- [Written problem]:
Among the entries below, which lines run from the line with "Write a component" through the line with "Serif', 'Times New"? Retype those, both ends included, exactly and without pictures.

-- Begin --

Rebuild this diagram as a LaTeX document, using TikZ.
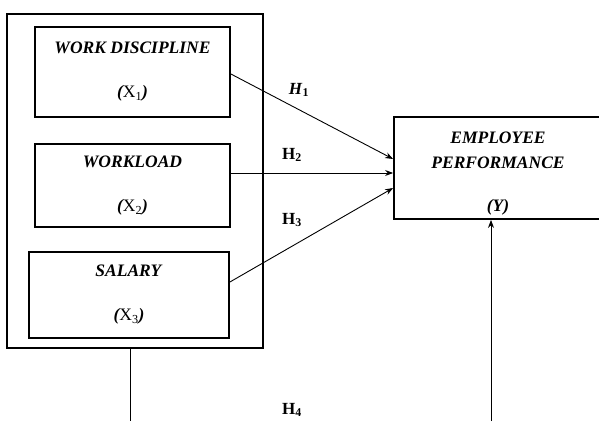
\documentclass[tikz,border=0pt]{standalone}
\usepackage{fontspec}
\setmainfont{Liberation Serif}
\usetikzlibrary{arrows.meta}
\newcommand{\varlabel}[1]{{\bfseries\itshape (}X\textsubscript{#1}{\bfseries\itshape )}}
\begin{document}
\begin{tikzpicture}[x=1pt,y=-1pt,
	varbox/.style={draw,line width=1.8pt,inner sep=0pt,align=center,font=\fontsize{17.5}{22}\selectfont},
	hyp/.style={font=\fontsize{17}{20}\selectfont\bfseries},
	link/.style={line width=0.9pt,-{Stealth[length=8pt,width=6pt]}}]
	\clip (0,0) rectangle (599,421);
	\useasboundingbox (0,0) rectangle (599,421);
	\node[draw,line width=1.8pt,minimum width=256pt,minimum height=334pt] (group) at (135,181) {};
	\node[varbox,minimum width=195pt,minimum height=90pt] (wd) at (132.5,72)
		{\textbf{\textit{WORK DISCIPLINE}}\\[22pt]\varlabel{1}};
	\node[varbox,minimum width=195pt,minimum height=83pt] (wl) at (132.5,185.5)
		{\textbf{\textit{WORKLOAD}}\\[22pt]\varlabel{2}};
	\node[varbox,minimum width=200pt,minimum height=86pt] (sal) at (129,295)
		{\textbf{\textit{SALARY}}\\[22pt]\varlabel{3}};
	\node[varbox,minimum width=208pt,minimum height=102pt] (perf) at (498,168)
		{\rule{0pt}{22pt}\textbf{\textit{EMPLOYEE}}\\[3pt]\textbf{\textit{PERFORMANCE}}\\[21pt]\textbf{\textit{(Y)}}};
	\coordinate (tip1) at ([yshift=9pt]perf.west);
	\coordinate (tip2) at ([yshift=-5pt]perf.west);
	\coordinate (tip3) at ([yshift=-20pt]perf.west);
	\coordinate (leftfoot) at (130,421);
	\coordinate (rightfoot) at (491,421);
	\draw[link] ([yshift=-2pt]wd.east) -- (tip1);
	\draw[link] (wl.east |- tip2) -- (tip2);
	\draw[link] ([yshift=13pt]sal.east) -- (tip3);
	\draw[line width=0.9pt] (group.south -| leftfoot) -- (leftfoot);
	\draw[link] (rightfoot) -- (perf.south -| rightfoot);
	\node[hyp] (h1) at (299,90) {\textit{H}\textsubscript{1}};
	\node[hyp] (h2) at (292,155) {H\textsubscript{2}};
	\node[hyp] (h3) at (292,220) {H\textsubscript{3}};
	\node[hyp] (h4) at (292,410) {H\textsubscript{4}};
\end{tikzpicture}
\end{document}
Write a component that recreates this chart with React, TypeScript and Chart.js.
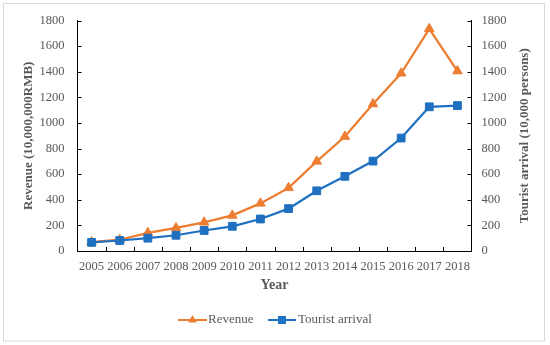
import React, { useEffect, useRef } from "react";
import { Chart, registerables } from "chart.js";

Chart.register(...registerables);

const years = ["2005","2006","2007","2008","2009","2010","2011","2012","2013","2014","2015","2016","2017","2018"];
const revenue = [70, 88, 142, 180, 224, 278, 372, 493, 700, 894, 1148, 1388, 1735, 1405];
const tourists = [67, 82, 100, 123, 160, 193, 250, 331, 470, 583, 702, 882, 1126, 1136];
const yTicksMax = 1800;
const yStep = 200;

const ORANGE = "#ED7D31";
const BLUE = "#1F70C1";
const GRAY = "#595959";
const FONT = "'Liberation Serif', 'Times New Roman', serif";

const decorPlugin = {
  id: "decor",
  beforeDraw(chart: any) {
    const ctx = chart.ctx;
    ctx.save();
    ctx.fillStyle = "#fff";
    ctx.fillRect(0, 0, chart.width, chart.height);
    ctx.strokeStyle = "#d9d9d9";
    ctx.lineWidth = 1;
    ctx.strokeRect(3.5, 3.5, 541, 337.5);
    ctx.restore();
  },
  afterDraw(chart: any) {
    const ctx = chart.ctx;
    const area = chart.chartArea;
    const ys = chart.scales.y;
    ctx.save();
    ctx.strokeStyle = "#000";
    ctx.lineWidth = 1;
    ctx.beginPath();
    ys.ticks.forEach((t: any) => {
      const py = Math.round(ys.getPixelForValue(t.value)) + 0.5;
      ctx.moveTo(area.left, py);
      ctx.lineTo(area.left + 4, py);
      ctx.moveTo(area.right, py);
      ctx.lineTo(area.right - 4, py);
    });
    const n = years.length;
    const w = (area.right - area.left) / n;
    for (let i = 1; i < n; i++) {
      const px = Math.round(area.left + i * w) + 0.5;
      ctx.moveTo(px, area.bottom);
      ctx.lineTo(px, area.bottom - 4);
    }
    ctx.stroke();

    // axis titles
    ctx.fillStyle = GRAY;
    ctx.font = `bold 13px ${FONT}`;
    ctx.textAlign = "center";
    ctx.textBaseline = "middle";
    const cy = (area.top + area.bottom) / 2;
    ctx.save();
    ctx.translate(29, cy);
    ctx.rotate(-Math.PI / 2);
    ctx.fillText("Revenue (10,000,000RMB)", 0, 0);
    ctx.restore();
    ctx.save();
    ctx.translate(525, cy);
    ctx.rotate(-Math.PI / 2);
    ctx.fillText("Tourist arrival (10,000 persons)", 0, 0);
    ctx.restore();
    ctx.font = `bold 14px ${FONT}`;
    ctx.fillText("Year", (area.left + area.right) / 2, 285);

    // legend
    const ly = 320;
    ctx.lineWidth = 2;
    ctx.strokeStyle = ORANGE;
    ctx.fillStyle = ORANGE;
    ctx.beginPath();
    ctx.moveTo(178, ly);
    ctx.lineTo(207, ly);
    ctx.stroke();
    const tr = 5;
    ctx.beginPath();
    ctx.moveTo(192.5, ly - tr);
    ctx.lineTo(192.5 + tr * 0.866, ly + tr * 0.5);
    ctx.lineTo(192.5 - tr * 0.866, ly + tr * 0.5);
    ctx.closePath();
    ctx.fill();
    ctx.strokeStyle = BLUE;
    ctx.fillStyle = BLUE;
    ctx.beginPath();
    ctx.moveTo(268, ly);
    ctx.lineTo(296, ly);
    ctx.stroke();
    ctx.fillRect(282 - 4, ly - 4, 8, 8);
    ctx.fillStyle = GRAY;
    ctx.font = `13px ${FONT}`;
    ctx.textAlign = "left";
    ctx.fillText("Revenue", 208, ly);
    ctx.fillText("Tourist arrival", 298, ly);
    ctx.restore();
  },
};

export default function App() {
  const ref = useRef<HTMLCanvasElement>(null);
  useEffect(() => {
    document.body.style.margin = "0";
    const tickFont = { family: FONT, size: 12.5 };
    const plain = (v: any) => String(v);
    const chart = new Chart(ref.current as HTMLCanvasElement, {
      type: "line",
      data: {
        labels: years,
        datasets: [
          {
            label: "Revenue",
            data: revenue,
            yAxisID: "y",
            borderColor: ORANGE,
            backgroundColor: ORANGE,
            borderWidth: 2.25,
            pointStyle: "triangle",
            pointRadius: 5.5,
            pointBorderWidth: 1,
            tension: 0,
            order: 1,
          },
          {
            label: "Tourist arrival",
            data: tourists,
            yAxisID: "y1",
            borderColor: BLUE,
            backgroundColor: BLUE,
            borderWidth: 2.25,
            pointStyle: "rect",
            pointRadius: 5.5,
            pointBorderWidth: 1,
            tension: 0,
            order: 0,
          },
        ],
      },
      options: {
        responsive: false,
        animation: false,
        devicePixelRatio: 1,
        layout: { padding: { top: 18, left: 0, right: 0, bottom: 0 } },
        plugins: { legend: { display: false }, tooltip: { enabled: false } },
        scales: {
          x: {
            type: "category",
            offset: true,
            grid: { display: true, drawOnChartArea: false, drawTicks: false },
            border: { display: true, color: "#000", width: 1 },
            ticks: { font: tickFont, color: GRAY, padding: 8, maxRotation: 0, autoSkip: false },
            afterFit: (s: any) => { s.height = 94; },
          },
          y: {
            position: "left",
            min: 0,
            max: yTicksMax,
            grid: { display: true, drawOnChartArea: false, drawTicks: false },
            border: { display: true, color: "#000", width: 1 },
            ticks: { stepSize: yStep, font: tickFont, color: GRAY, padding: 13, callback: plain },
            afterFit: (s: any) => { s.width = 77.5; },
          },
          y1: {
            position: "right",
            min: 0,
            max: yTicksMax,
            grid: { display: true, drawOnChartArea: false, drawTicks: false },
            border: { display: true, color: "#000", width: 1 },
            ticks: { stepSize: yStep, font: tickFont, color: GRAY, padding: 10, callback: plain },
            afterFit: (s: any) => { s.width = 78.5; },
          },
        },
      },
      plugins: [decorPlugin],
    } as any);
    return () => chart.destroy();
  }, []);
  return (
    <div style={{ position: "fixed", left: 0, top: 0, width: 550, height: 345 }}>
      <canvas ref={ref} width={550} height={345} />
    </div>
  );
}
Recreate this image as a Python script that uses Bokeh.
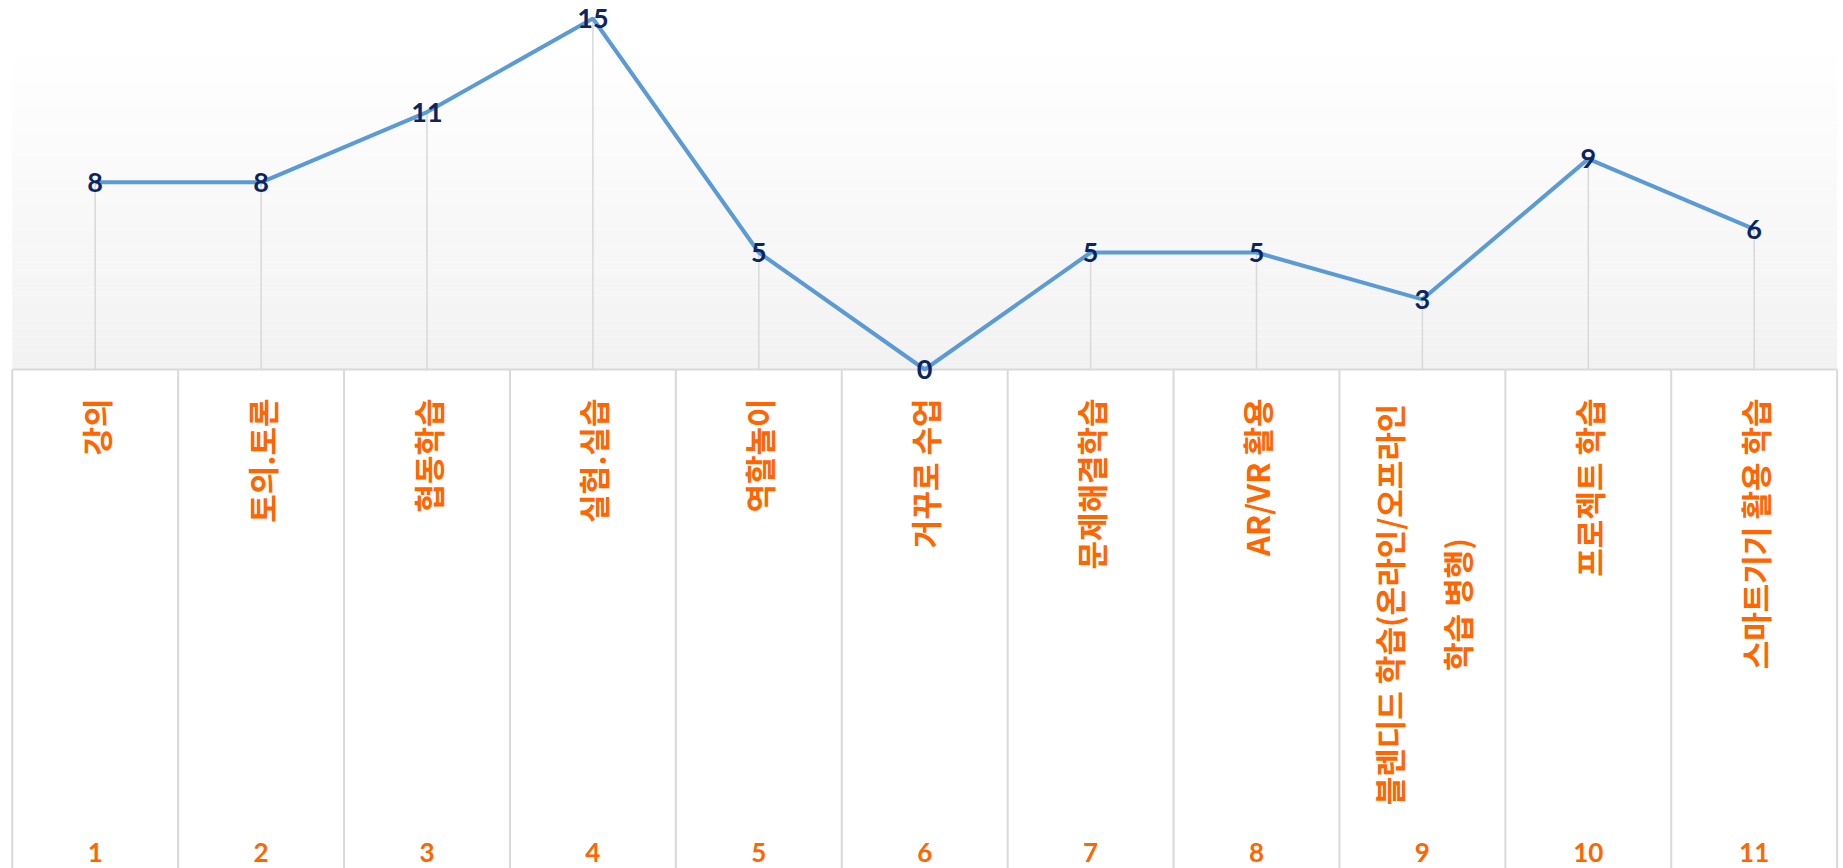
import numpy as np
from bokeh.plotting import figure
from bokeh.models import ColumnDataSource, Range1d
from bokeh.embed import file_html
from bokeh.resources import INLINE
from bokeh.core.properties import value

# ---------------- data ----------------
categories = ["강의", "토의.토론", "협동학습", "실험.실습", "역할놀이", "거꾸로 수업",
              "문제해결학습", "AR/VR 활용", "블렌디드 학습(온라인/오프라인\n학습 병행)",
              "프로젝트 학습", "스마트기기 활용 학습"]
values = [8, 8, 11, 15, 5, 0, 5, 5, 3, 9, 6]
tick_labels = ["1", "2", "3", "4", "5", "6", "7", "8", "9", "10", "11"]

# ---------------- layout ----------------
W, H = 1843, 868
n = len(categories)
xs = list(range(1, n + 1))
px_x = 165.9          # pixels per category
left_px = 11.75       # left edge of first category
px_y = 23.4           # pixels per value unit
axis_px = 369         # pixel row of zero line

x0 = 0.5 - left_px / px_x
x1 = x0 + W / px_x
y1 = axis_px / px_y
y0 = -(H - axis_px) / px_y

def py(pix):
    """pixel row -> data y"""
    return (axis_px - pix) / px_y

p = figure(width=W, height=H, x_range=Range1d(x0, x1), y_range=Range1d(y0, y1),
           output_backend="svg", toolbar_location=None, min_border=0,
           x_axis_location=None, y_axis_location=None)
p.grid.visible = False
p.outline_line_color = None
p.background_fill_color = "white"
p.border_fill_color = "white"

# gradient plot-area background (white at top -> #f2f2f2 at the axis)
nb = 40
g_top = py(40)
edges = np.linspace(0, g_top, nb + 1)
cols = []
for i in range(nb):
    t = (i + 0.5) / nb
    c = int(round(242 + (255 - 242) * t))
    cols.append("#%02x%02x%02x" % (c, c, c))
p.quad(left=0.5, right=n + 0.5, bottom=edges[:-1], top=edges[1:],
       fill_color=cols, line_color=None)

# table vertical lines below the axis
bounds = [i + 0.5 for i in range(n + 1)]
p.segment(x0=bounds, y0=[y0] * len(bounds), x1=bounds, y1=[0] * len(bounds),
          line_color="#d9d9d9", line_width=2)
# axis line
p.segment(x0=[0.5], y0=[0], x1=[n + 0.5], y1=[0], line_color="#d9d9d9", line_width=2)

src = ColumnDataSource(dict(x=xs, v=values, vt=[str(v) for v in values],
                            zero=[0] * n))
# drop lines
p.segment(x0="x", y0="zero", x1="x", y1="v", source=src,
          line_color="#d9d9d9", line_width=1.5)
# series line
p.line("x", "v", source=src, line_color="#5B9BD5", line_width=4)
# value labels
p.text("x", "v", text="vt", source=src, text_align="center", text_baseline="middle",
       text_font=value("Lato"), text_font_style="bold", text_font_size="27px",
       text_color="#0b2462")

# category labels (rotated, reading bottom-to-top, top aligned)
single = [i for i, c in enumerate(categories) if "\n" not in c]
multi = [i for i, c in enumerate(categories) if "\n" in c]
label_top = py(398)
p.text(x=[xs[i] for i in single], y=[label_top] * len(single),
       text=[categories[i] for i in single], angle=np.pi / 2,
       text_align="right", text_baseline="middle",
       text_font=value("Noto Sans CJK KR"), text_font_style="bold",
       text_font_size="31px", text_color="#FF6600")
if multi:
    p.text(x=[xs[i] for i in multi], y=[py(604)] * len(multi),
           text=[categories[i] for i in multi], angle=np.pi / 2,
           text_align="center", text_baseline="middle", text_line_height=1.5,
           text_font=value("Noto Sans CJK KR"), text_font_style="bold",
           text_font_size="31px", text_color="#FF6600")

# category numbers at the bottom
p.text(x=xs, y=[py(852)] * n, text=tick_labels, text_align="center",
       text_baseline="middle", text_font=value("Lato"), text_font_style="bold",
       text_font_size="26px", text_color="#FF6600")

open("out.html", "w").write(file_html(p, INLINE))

-- End --

- [Complete answer]:
Write a component that recreates this chart with React, TypeScript and Chart.js.
import React, { useEffect, useRef } from "react";
import { Chart, registerables } from "chart.js";

Chart.register(...registerables);

const years = ["2005","2006","2007","2008","2009","2010","2011","2012","2013","2014","2015","2016","2017","2018"];
const revenue = [70, 88, 142, 180, 224, 278, 372, 493, 700, 894, 1148, 1388, 1735, 1405];
const tourists = [67, 82, 100, 123, 160, 193, 250, 331, 470, 583, 702, 882, 1126, 1136];
const yTicksMax = 1800;
const yStep = 200;

const ORANGE = "#ED7D31";
const BLUE = "#1F70C1";
const GRAY = "#595959";
const FONT = "'Liberation Serif', 'Times New Roman', serif";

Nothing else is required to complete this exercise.